When he was state attorney general, Cuomo’s investigation of the connection between political influence and investment decisions by then-Comptroller Alan Hevesi led to Paladin being ordered to reduce the fees it was charging to the pension fund. Mulrow, a major Democratic Party player, was specifically cited by Cuomo’s office as evidence of the firm’s strong political connections to officials making pension investment decisions. Still, while Paladin had engaged in the same activity as many of the other firms caught up in Cuomo’s probe, Paladin did not have to pay a fine as most of the investigated firms did.

Cuomo campaigned on a pledge to eliminate “placement agents” who help financial firms land state pension business. However, the ban did not extend to lobbyists employed by the firms themselves, allowing Mulrow to register to lobby the state pension funds on behalf of his new employer, Blackstone, in 2011. During Cuomo’s first term, the two state pension funds approved more than $1 billion in new Blackstone investments, according to documents obtained by IBTimes and public reports.

Cuomo’s Public Service Commission also approved the $2 billion Blackstone electricity power line project over the objections of labor and environmental groups.

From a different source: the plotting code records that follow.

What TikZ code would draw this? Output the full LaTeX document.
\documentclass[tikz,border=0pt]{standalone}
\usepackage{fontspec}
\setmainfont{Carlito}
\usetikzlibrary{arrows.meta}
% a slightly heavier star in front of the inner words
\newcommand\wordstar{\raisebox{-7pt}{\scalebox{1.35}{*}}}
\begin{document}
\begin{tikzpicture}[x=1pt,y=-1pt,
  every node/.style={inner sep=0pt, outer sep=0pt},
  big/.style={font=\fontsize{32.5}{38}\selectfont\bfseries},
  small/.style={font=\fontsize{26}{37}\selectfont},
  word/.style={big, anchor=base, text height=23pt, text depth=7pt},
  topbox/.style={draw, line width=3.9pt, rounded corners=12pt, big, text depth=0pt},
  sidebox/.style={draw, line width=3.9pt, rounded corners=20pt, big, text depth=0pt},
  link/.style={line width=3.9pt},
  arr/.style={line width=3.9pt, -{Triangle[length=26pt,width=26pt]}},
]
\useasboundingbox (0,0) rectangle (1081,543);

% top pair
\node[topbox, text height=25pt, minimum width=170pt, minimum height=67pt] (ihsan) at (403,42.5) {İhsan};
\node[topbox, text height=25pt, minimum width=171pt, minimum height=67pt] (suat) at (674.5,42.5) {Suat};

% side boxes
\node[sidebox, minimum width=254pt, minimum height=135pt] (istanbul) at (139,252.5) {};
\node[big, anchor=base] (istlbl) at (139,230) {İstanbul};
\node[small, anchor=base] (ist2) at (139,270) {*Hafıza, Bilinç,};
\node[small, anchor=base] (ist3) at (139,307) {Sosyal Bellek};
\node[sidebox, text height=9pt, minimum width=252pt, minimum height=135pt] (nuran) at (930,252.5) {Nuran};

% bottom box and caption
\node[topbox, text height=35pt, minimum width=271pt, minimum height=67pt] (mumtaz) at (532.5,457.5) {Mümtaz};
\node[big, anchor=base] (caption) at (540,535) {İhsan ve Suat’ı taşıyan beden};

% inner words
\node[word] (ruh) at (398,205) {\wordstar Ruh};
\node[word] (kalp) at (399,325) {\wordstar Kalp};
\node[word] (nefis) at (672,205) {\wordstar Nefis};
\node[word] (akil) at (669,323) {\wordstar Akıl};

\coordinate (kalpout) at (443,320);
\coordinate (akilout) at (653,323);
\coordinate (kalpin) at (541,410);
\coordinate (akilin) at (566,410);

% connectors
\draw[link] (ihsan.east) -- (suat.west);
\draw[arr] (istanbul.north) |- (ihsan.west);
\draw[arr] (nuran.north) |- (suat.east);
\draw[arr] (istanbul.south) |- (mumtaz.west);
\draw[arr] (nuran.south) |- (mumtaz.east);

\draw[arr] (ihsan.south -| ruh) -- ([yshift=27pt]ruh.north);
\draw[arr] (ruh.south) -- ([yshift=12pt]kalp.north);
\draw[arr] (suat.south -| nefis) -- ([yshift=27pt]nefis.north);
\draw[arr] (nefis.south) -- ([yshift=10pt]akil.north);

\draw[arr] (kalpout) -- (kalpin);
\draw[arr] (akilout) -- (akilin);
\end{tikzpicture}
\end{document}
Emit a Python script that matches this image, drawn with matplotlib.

A Blackstone spokesperson told IBTimes that Mulrow did not contact the Public Service Commission about the electricity project and said Mulrow had no interaction with the state pension fund. New York state disclosure documents, however, list Mulrow as a Blackstone lobbyist “attempting to influence the decisions” of New York pension officials “about the investment of pension funds.”

Mulrow has had an equity stake of at least $750,000 in alternative investments in Blackstone, and of at least $250,000 in alternative investments in Citigroup, according to state financial disclosure forms resulting from his position as chair of the New York State Housing Finance Agency. As Cuomo’s top aide, Mulrow will be in a position to help select a new head of the New York State Department of Financial Services, an agency that regulates Blackstone’s private equity and state pension business. The department is also charged with enforcing the state’s ban on placement agents -- a ban that Blackstone, which was running its own large placement agency, has criticized.

Mulrow has had a multi-year business relationship with Richard Fields, a gaming magnate who expressed interest in bidding on state-owned horse-racing facilities when the Cuomo administration floated a plan to privatize the tracks. Mulrow served as a lobbyist for Fields in 2007 and 2008, and served as chairman of another Fields-owned racetrack firm in Massachusetts.

Just before Mulrow’s appointment to a top post in Cuomo’s administration, New York Racing Association officials announced that they are re-launching formal discussions about racetrack privatization. Cuomo wields substantial influence over NYRA, appointing seven of the entity’s 16 directors.

The governor’s office has not said whether Mulrow will recuse himself from deliberations with NYRA if a company controlled by Fields were to apply for the privatized franchise.